Closed Rio517 closed 8 years ago
Hey @Rio517, I remember you. I'm not that old! Great to see you getting mileage out of the SSS. We'll be pushing updates, and we're always happy to review PRs!
As preparatory work for this I updated couchimport
to version 0.3.0. This adds another function previewURL
which we can use to get the preview of file which you have the URL of, but haven't uploaded to SSS. It loads the first 10k of the file then kills the connection (because the file could be HUGE).
couchimport.previewURL('https://s3-eu-west-1.amazonaws.com/glynnbirddotcom/hp.csv', { COUCH_DELIMITER: ","}, function(err, data) {
console.log(err,data);
});
null [ { id: '{0FC6F1BF-79C4-401E-9910-0000F5CC2B4A}',
price: '195000',
date: '2015-04-16 00:00',
postcode: 'EN8 7EG',
a: 'F',
b: 'N',
c: 'L',
building: 'BUTLERS COURT',
house_number: '5',
road: 'TRINITY LANE',
address1: '',
address2: 'WALTHAM CROSS',
town: 'BROXBOURNE',
county: 'HERTFORDSHIRE',
property_type: 'A' },
{ id: '{CB44E6D8-CD59-4CDD-AD79-0000F773874C}',
price: '60000',
date: '2015-04-09 00:00',
postcode: 'S2 5FW',
a: 'S',
b: 'N',
c: 'F',
building: '1',
house_number: '',
road: 'HASLEHURST ROAD',
address1: '',
address2: 'SHEFFIELD',
town: 'SHEFFIELD',
county: 'SOUTH YORKSHIRE',
property_type: 'A' },
{ id: '{B548CACA-5D17-4B6A-ADF4-0002188D07F0}',
price: '248000',
date: '2015-04-24 00:00',
postcode: 'BR5 3BQ',
a: 'S',
b: 'N',
c: 'F',
building: '2',
house_number: '',
road: 'HORSELL ROAD',
address1: '',
address2: 'ORPINGTON',
town: 'BROMLEY',
county: 'GREATER LONDON',
property_type: 'A' } ]
This is the same preview technology as is used in the existing SSS but that only worked for uploaded files.
Then we can use the pre-existing couchimport.importStream
to do the actual import without downloading the whole file:
e.g
couchimport.importStream(request.get('http://s3-eu-west-1.amazonaws.com/glynnbirddotcom/hp.csv'), {COUCH_URL: 'http://localhost:5984', COUCH_DATABASE: 'mydb', COUCH_DELIMITER: ','}, function(err, data) {
console.log(err, data);
})
This is good to go from our POV. @Rio517 please reopen if you find issues.

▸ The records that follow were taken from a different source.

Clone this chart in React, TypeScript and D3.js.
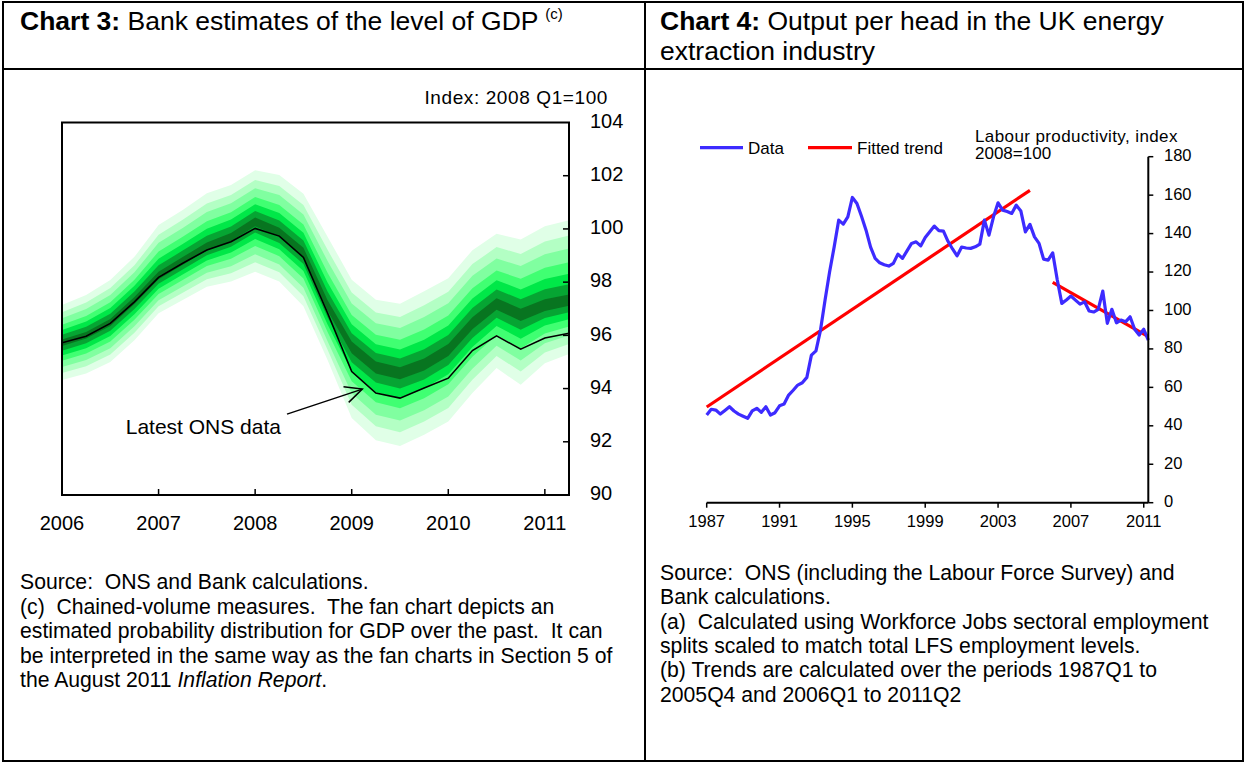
import React from 'react';
import * as d3 from 'd3';

const FONT = "'Liberation Sans', Arial, Helvetica, sans-serif";

// ---------- Chart 3 data (quarterly, 2006 Q1 – 2011 Q2) ----------
const gdpQuarters = [
  '2006 Q1', '2006 Q2', '2006 Q3', '2006 Q4',
  '2007 Q1', '2007 Q2', '2007 Q3', '2007 Q4',
  '2008 Q1', '2008 Q2', '2008 Q3', '2008 Q4',
  '2009 Q1', '2009 Q2', '2009 Q3', '2009 Q4',
  '2010 Q1', '2010 Q2', '2010 Q3', '2010 Q4',
  '2011 Q1', '2011 Q2',
];
const onsLatest = [95.72, 95.97, 96.45, 97.26, 98.18, 98.71, 99.21, 99.52, 100.02, 99.73, 98.93, 96.84,
  94.64, 93.83, 93.64, 94.02, 94.39, 95.43, 95.98, 95.48, 95.9, 96.08];
const fanMode = [95.72, 96.0, 96.48, 97.3, 98.23, 98.78, 99.32, 99.68, 100.26, 99.86, 99.1, 97.1,
  95.55, 94.8, 94.58, 94.9, 95.45, 96.45, 97.17, 96.76, 97.1, 97.28];
const fanTop = [97.14, 97.52, 98.08, 98.95, 100.15, 100.71, 101.34, 101.65, 102.21, 102.03, 101.32, 99.71,
  98.09, 97.34, 97.19, 97.66, 98.15, 99.2, 99.82, 99.6, 100.1, 100.33];
const fanBottom = [94.32, 94.57, 95.0, 95.82, 96.83, 97.33, 97.83, 98.02, 98.39, 98.02, 97.09, 95.07,
  92.89, 92.06, 91.84, 92.26, 92.76, 93.83, 94.77, 94.14, 94.95, 95.3];
const fanBandFractions = [1.0, 0.81, 0.65, 0.48, 0.34, 0.21, 0.085];
const fanColors = ['#e0ffe7', '#b3ffc4', '#80ffa0', '#40ff72', '#00e848', '#06a533', '#087520'];
const gdpYearTicks = [2006, 2007, 2008, 2009, 2010, 2011];
const gdpValueTicks = [90, 92, 94, 96, 98, 100, 102, 104];

// ---------- Chart 4 data (quarterly, 1987 Q1 – 2011 Q2) ----------
const prodStartYear = 1987;
const prodData = [
  45.6, 48.6, 48.2, 46.1, 48.0, 49.9, 47.7, 46.1, 45.0, 43.9,
  47.8, 49.1, 47.0, 49.9, 45.6, 46.8, 50.4, 51.3, 56.0, 58.5,
  61.2, 62.4, 65.2, 76.8, 79.0, 89.8, 105.4, 120.1, 133.1, 147.0,
  144.9, 148.7, 158.8, 155.7, 149.0, 141.8, 133.0, 127.1, 124.8, 123.8,
  123.1, 124.5, 129.3, 127.1, 131.0, 134.9, 135.7, 133.6, 138.0, 141.0,
  143.9, 141.5, 141.3, 136.0, 132.0, 128.4, 133.0, 132.5, 132.3, 133.1,
  134.5, 147.0, 139.2, 148.7, 156.0, 152.2, 151.5, 150.5, 154.8, 151.8,
  140.9, 144.8, 138.3, 134.9, 126.7, 126.2, 130.0, 116.0, 103.7, 105.5,
  107.5, 105.4, 103.3, 104.5, 99.7, 99.2, 100.6, 110.1, 93.3, 100.6,
  93.6, 95.0, 94.1, 96.7, 90.2, 87.2, 90.2, 84.6,
];
const trendEarly = [{ q: 0, v: 49.8 }, { q: 71, v: 162.5 }];
const trendLate = [{ q: 76, v: 114.6 }, { q: 97, v: 86.4 }];
const prodYearTicks = [1987, 1991, 1995, 1999, 2003, 2007, 2011];
const prodValueTicks = [0, 20, 40, 60, 80, 100, 120, 140, 160, 180];

// annotation (data coordinates of chart 3)
const annotation = { text: 'Latest ONS data', textAt: [2006.66, 92.3], from: [2008.33, 93.04], to: [2009.11, 93.98] };

const quarterToYear = (label: string) => {
  const [y, q] = label.split(' Q');
  return +y + (+q - 1) / 4;
};

const PRE = { whiteSpace: 'pre' as const };

function Chart3() {
  const x = d3.scaleLinear().domain([2006, 2011.25]).range([62, 569]);
  const y = d3.scaleLinear().domain([90, 104]).range([495, 122.5]);
  const t = gdpQuarters.map(quarterToYear);

  const bands = fanBandFractions.map((f, k) => {
    const area = d3.area<number>()
      .x((_, i) => x(t[i]))
      .y0((_, i) => y(fanMode[i] - f * (fanMode[i] - fanBottom[i])))
      .y1((_, i) => y(fanMode[i] + f * (fanTop[i] - fanMode[i])));
    return <path key={k} d={area(fanMode) || ''} fill={fanColors[k]} stroke="none" />;
  });

  const line = d3.line<number>().x((_, i) => x(t[i])).y(d => y(d));

  const [ax, ay] = [x(annotation.to[0]), y(annotation.to[1])];
  const [bx, by] = [x(annotation.from[0]), y(annotation.from[1])];
  const ang = Math.atan2(by - ay, bx - ax);
  const headLen = 19;
  const spread = 0.45;
  const h1 = [ax + headLen * Math.cos(ang + spread), ay + headLen * Math.sin(ang + spread)];
  const h2 = [ax + headLen * Math.cos(ang - spread), ay + headLen * Math.sin(ang - spread)];

  const [x0, x1] = x.range();
  const [yb, yt] = y.range();

  return (
    <g fontFamily={FONT}>
      <defs>
        <clipPath id="c3clip">
          <rect x={x0} y={yt} width={x1 - x0} height={yb - yt} />
        </clipPath>
      </defs>
      <g clipPath="url(#c3clip)">
        {bands}
        <path d={line(onsLatest) || ''} fill="none" stroke="#000" strokeWidth={1.6} />
      </g>
      <rect x={x0} y={yt} width={x1 - x0} height={yb - yt} fill="none" stroke="#000" strokeWidth={2} />
      {gdpYearTicks.map(v => (
        <g key={v}>
          {v > 2006 && <line x1={x(v)} x2={x(v)} y1={yb} y2={yb - 6} stroke="#000" strokeWidth={1.5} />}
          <text x={x(v)} y={530} fontSize={20} textAnchor="middle">{v}</text>
        </g>
      ))}
      {gdpValueTicks.map(v => (
        <g key={v}>
          {v > 90 && v < 104 && <line x1={x1} x2={x1 - 6} y1={y(v)} y2={y(v)} stroke="#000" strokeWidth={1.5} />}
          <text x={590} y={y(v)} fontSize={20} dominantBaseline="middle">{v}</text>
        </g>
      ))}
      <text x={608} y={104} fontSize={19} letterSpacing={0.6} textAnchor="end">Index: 2008 Q1=100</text>
      <line x1={bx} y1={by} x2={ax} y2={ay} stroke="#000" strokeWidth={1.5} />
      <polyline points={`${h1[0]},${h1[1]} ${ax},${ay} ${h2[0]},${h2[1]}`} fill="none" stroke="#000" strokeWidth={1.5} />
      <text x={x(annotation.textAt[0])} y={y(annotation.textAt[1])} fontSize={21}>{annotation.text}</text>
    </g>
  );
}

function Chart4() {
  const x = d3.scaleLinear().domain([1987, 2011.25]).range([706.7, 1148.3]);
  const y = d3.scaleLinear().domain([0, 180]).range([502.7, 156.7]);
  const qx = (q: number) => x(prodStartYear + q / 4);
  const dataLine = d3.line<number>().x((_, i) => qx(i)).y(d => y(d));
  const trendLine = d3.line<{ q: number; v: number }>().x(d => qx(d.q)).y(d => y(d.v));
  const [x0, x1] = x.range();
  const [yb, yt] = y.range();
  const blue = '#3d2bff';
  const red = '#ff0000';
  return (
    <g fontFamily={FONT}>
      <path d={trendLine(trendEarly) || ''} fill="none" stroke={red} strokeWidth={3.2} />
      <path d={trendLine(trendLate) || ''} fill="none" stroke={red} strokeWidth={3.2} />
      <path d={dataLine(prodData) || ''} fill="none" stroke={blue} strokeWidth={3.2} strokeLinejoin="round" />
      <line x1={x0} x2={x1} y1={yb} y2={yb} stroke="#000" strokeWidth={2} />
      <line x1={x1} x2={x1} y1={yt} y2={yb} stroke="#000" strokeWidth={2} />
      {prodYearTicks.map(v => (
        <g key={v}>
          <line x1={x(v)} x2={x(v)} y1={yb} y2={yb + 5} stroke="#000" strokeWidth={1.5} />
          <text x={x(v)} y={527} fontSize={16.5} textAnchor="middle">{v}</text>
        </g>
      ))}
      {prodValueTicks.map(v => (
        <g key={v}>
          <line x1={x1} x2={x1 + 5} y1={y(v)} y2={y(v)} stroke="#000" strokeWidth={1.5} />
          <text x={1164} y={y(v)} fontSize={16.5} dominantBaseline="middle">{v}</text>
        </g>
      ))}
      <line x1={700} x2={743} y1={147.7} y2={147.7} stroke={blue} strokeWidth={3.2} />
      <text x={748} y={153.5} fontSize={17}>Data</text>
      <line x1={808} x2={852} y1={147.7} y2={147.7} stroke={red} strokeWidth={3.2} />
      <text x={857} y={153.5} fontSize={17}>Fitted trend</text>
      <text x={975} y={142} fontSize={17} letterSpacing={0.4}>Labour productivity, index</text>
      <text x={975} y={159} fontSize={17}>2008=100</text>
    </g>
  );
}

const notes3 = [
  'Source:  ONS and Bank calculations.',
  '(c)  Chained-volume measures.  The fan chart depicts an',
  'estimated probability distribution for GDP over the past.  It can',
  'be interpreted in the same way as the fan charts in Section 5 of',
];
const notes4 = [
  'Source:  ONS (including the Labour Force Survey) and',
  'Bank calculations.',
  '(a)  Calculated using Workforce Jobs sectoral employment',
  'splits scaled to match total LFS employment levels.',
  '(b) Trends are calculated over the periods 1987Q1 to',
  '2005Q4 and 2006Q1 to 2011Q2',
];

export default function App() {
  return (
    <svg width={1247} height={764} style={{ position: 'absolute', left: 0, top: 0, background: '#fff' }}
      fontFamily={FONT}>
      <rect x={0} y={0} width={1247} height={764} fill="#fff" />
      {/* frame */}
      <rect x={3} y={2} width={1240} height={759} fill="none" stroke="#000" strokeWidth={2} />
      <line x1={645} x2={645} y1={2} y2={761} stroke="#000" strokeWidth={2} />
      <line x1={3} x2={1243} y1={69} y2={69} stroke="#000" strokeWidth={2} />
      {/* titles */}
      <text x={20} y={30} fontSize={26.5} style={PRE}>
        <tspan fontWeight="bold">Chart 3:</tspan>
        <tspan> Bank estimates of the level of GDP </tspan>
        <tspan fontSize={15} dy={-11}>(c)</tspan>
      </text>
      <text x={660} y={30} fontSize={26.5} style={PRE}>
        <tspan fontWeight="bold">Chart 4:</tspan>
        <tspan> Output per head in the UK energy</tspan>
      </text>
      <text x={660} y={60} fontSize={26.5}>extraction industry</text>

      <Chart3 />
      <Chart4 />

      {notes3.map((s, i) => (
        <text key={i} x={20} y={589 + i * 24.6} fontSize={21.2} style={PRE}>{s}</text>
      ))}
      <text x={20} y={589 + 4 * 24.6} fontSize={21.2} style={PRE}>
        the August 2011 <tspan fontStyle="italic">Inflation Report</tspan>.
      </text>
      {notes4.map((s, i) => (
        <text key={i} x={660} y={580 + i * 24.3} fontSize={21.2} style={PRE}>{s}</text>
      ))}
    </svg>
  );
}
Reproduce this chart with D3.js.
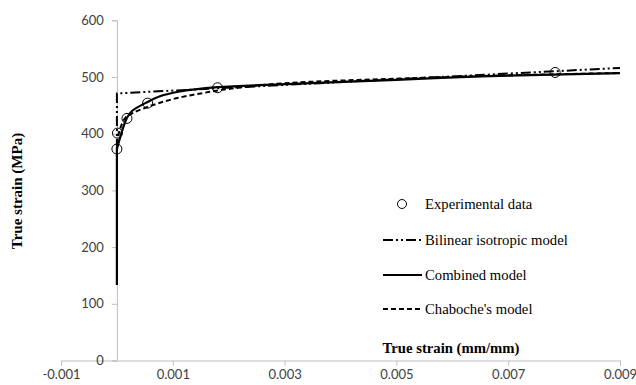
<!DOCTYPE html>
<html>
<head>
<meta charset="utf-8">
<script src="https://cdn.jsdelivr.net/npm/d3@7"></script>
<style>
  html, body { margin: 0; padding: 0; background: #fff; }
  svg { display: block; }
</style>
</head>
<body>
<svg id="chart" width="636" height="385"></svg>
<script>
// Strain (mm/mm) and true stress (MPa) series
const expStrain      = [0.00000, 0.00001, 0.00018, 0.00055, 0.00180, 0.00784];
const expStress      = [373, 401, 427, 454, 481, 508];

const bilinearStrain = [0.00000, 0.00000, 0.00900];
const bilinearStress = [373, 471, 516];

const combinedStrain = [0.00000, 0.00000, 0.00018, 0.00027, 0.00055, 0.00077, 0.00110, 0.00180, 0.00292, 0.00500, 0.00650, 0.00900];
const combinedStress = [133, 373, 428, 440, 456, 466, 474, 482, 487, 495, 501, 507];

const chabocheStrain = [0.00000, 0.00005, 0.00015, 0.00030, 0.00060, 0.00100, 0.00150, 0.00200, 0.00300, 0.00500, 0.00700, 0.00900];
const chabocheStress = [382, 406, 428, 437, 449, 461, 471, 479, 489, 497, 503, 507];

const xTicks = [-0.001, 0.001, 0.003, 0.005, 0.007, 0.009];
const yTicks = [0, 100, 200, 300, 400, 500, 600];

const legendLabels = ["Experimental data", "Bilinear isotropic model", "Combined model", "Chaboche's model"];

const svg = d3.select("#chart");

const x = d3.scaleLinear().domain([-0.001, 0.009]).range([61, 620]);
const y = d3.scaleLinear().domain([0, 600]).range([360.5, 20.3]);

const axisColor = "#bfbfbf";
const tickFont = "Lato, 'Liberation Sans', sans-serif";
const serif = "'Liberation Serif', 'Times New Roman', serif";

// X axis along stress = 0
const xAxis = svg.append("g")
  .attr("transform", `translate(0,${y(0)})`)
  .call(d3.axisBottom(x).tickValues(xTicks).tickSize(5).tickPadding(4)
    .tickFormat(d => d3.format(".3f")(d).replace("−", "-")));
xAxis.select(".domain").attr("stroke", axisColor);
xAxis.selectAll(".tick line").attr("stroke", axisColor);
xAxis.selectAll(".tick text")
  .attr("fill", "#404040").style("font-family", tickFont).style("font-size", "13px");

// Y axis along strain = 0
const yAxis = svg.append("g")
  .attr("transform", `translate(${x(0)},0)`)
  .call(d3.axisLeft(y).tickValues(yTicks).tickSize(5).tickPadding(8).tickFormat(d3.format("d")));
yAxis.select(".domain").attr("stroke", axisColor);
yAxis.selectAll(".tick line").attr("stroke", axisColor);
yAxis.selectAll(".tick text")
  .attr("fill", "#404040").style("font-family", tickFont).style("font-size", "13px");

// Axis titles
svg.append("text")
  .attr("x", 451).attr("y", 353)
  .attr("text-anchor", "middle")
  .style("font-family", serif).style("font-weight", "bold").style("font-size", "14.7px")
  .attr("fill", "#000")
  .text("True strain (mm/mm)");

svg.append("text")
  .attr("transform", "translate(22,191) rotate(-90)")
  .attr("text-anchor", "middle")
  .style("font-family", serif).style("font-weight", "bold").style("font-size", "15px")
  .attr("fill", "#000")
  .text("True strain (MPa)");

const zip = (xs, ys) => xs.map((v, i) => [v, ys[i]]);

const smooth = d3.line().x(d => x(d[0])).y(d => y(d[1])).curve(d3.curveCatmullRom.alpha(0.5));
const straight = d3.line().x(d => x(d[0])).y(d => y(d[1]));

const dashDotDot = "10,3,2,3,2,3";

// Model curves
svg.append("path")
  .datum(zip(bilinearStrain, bilinearStress))
  .attr("d", straight)
  .attr("fill", "none").attr("stroke", "#000").attr("stroke-width", 2)
  .attr("stroke-dasharray", dashDotDot);

svg.append("path")
  .datum(zip(chabocheStrain, chabocheStress))
  .attr("d", smooth)
  .attr("fill", "none").attr("stroke", "#000").attr("stroke-width", 2)
  .attr("stroke-dasharray", "5,3");

// Combined model: straight elastic rise, then a smooth hardening curve
const combined = zip(combinedStrain, combinedStress);
const elasticEnd = 2;
const combinedPath = straight(combined.slice(0, elasticEnd)) +
  smooth(combined.slice(elasticEnd - 1)).replace(/^M/, "L");
svg.append("path")
  .attr("d", combinedPath)
  .attr("fill", "none").attr("stroke", "#000").attr("stroke-width", 2.2);

// Experimental points
svg.append("g").selectAll("circle")
  .data(zip(expStrain, expStress))
  .join("circle")
  .attr("cx", d => x(d[0])).attr("cy", d => y(d[1]))
  .attr("r", 5)
  .attr("fill", "none").attr("stroke", "#000").attr("stroke-width", 1);

// Legend
const legend = svg.append("g");
const rowY = [204, 240, 275, 309];
const textX = 425;

legend.append("circle")
  .attr("cx", 402).attr("cy", rowY[0]).attr("r", 4.5)
  .attr("fill", "none").attr("stroke", "#000").attr("stroke-width", 1);
legend.append("line")
  .attr("x1", 383).attr("x2", 422).attr("y1", rowY[1]).attr("y2", rowY[1])
  .attr("stroke", "#000").attr("stroke-width", 2).attr("stroke-dasharray", dashDotDot);
legend.append("line")
  .attr("x1", 383).attr("x2", 422).attr("y1", rowY[2]).attr("y2", rowY[2])
  .attr("stroke", "#000").attr("stroke-width", 2.2);
legend.append("line")
  .attr("x1", 383).attr("x2", 422).attr("y1", rowY[3]).attr("y2", rowY[3])
  .attr("stroke", "#000").attr("stroke-width", 2).attr("stroke-dasharray", "5,3");

legend.selectAll("text.lbl")
  .data(legendLabels)
  .join("text")
  .attr("class", "lbl")
  .attr("x", textX).attr("y", (d, i) => rowY[i] + 5)
  .style("font-family", serif).style("font-size", "14.7px")
  .attr("fill", "#000")
  .text(d => d);
</script>
</body>
</html>
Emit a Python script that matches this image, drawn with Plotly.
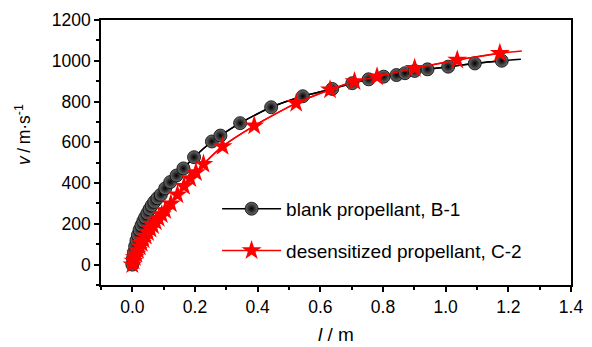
import plotly.graph_objects as go

# Blank propellant, B-1 (black spheres)
b1_l = [0, 0.002, 0.005, 0.009, 0.013, 0.018, 0.023, 0.029, 0.035, 0.041,
        0.048, 0.055, 0.062, 0.070, 0.080, 0.091, 0.105, 0.121, 0.141, 0.163,
        0.197, 0.254, 0.281, 0.344, 0.443, 0.544, 0.638, 0.702, 0.754, 0.802,
        0.843, 0.870, 0.901, 0.942, 1.008, 1.093, 1.179]
b1_v = [0, 30, 60, 90, 118, 145, 170, 192, 213, 232,
        252, 272, 290, 308, 326, 343, 374, 405, 437, 472,
        527, 604, 633, 694, 772, 826, 862, 890, 909, 922,
        930, 939, 950, 958, 971, 987, 1000]
b1_line_end_l = [1.24]
b1_line_end_v = [1007]

# Desensitized propellant, C-2 (red stars)
c2_l = [0, 0.004, 0.008, 0.013, 0.018, 0.024, 0.030, 0.036, 0.043, 0.050,
        0.058, 0.066, 0.075, 0.084, 0.094, 0.105, 0.123, 0.144, 0.165, 0.185,
        0.203, 0.227, 0.288, 0.389, 0.523, 0.631, 0.709, 0.781, 0.901, 1.037,
        1.173]
c2_v = [0, 18, 35, 52, 70, 88, 105, 122, 140, 157,
        175, 192, 210, 228, 246, 266, 299, 343, 384, 423,
        452, 493, 580, 681, 792, 858, 898, 922, 963, 1004,
        1037]
c2_line_end_l = [1.243]
c2_line_end_v = [1048]

x_ticks = [0.0, 0.2, 0.4, 0.6, 0.8, 1.0, 1.2, 1.4]
y_ticks = [0, 200, 400, 600, 800, 1000, 1200]

FONT = "Liberation Sans, Arial, sans-serif"

fig = go.Figure()
fig.add_trace(go.Scatter(x=b1_l + b1_line_end_l, y=b1_v + b1_line_end_v, mode="lines",
                         line=dict(color="black", width=1.5, shape="spline", smoothing=0.6),
                         showlegend=False, hoverinfo="skip"))
fig.add_trace(go.Scatter(x=c2_l + c2_line_end_l, y=c2_v + c2_line_end_v, mode="lines",
                         line=dict(color="#ff0000", width=1.5, shape="spline", smoothing=0.6),
                         showlegend=False, hoverinfo="skip"))
fig.add_trace(go.Scatter(x=b1_l, y=b1_v, mode="markers+lines", name="blank propellant, B-1",
                         line=dict(color="black", width=1.5, shape="spline", smoothing=0.6),
                         marker=dict(symbol="circle", size=13, color="#6e6e6e",
                                     gradient=dict(type="radial", color="black"),
                                     line=dict(color="black", width=0.8)),
                         legendgroup="a"))
fig.add_trace(go.Scatter(x=c2_l, y=c2_v, mode="markers+lines", name="desensitized propellant, C-2",
                         line=dict(color="#ff0000", width=1.5, shape="spline", smoothing=0.6),
                         marker=dict(symbol="star", size=15, color="#ff0000",
                                     line=dict(color="#ff0000", width=0)),
                         legendgroup="b"))

axis_common = dict(showline=True, linecolor="black", linewidth=1.5, mirror=True,
                   ticks="outside", ticklen=5, tickwidth=1.5, tickcolor="black",
                   showgrid=False, zeroline=False, automargin=False,
                   tickfont=dict(family=FONT, size=17.5, color="black"))

fig.update_xaxes(range=[-0.1, 1.4], tickvals=x_ticks,
                 ticktext=[f"{t:.1f}" for t in x_ticks],
                 minor=dict(dtick=0.1, tick0=0, ticks="outside", ticklen=3, tickwidth=1.5, tickcolor="black"),
                 title=dict(text="<i>l</i> / m", font=dict(family=FONT, size=19, color="black"), standoff=12),
                 **axis_common)
fig.update_yaxes(range=[-100, 1200], tickvals=y_ticks,
                 minor=dict(dtick=100, tick0=0, ticks="outside", ticklen=3, tickwidth=1.5, tickcolor="black"),
                 **axis_common)

fig.add_annotation(text="<i>v</i>\u2009/\u2009m·s<sup>-1</sup>", xref="paper", yref="paper",
                   x=-0.166, y=0.57, xanchor="center", yanchor="middle", textangle=-90,
                   showarrow=False, font=dict(family=FONT, size=17.5, color="black"))

fig.update_layout(
    width=592, height=347,
    margin=dict(l=101, r=21, t=20, b=62),
    paper_bgcolor="white", plot_bgcolor="white",
    legend=dict(x=0.247, y=0.359, xanchor="left", yanchor="top",
                bgcolor="rgba(0,0,0,0)", font=dict(family=FONT, size=19, color="black"),
                itemwidth=59, tracegroupgap=14, traceorder="grouped"),
)

fig.write_html("out.html", config={"displayModeBar": False},
               post_script="document.body.style.margin='0';")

For larger datasets, uploading can be a pain. I uploaded a 800MB file for 2-3 hours over a poor connection outside of Berlin. I realize my use case is narrow, but I think these proposed enhancements could help others:
In my case, I wound up setting up a remote ubuntu desktop box that I uploaded a gzipped file (91MB), then uncompressed to upload in the SSS GUI.
Good luck and thanks for everyone's hard work so far!
P.S. I realized that @bradnoble and I used to work together back at Mullen in 2004 or 2005. I was a 23yo account guy back then and would be surprised if you remembered me. Glad to see you're doing well. :)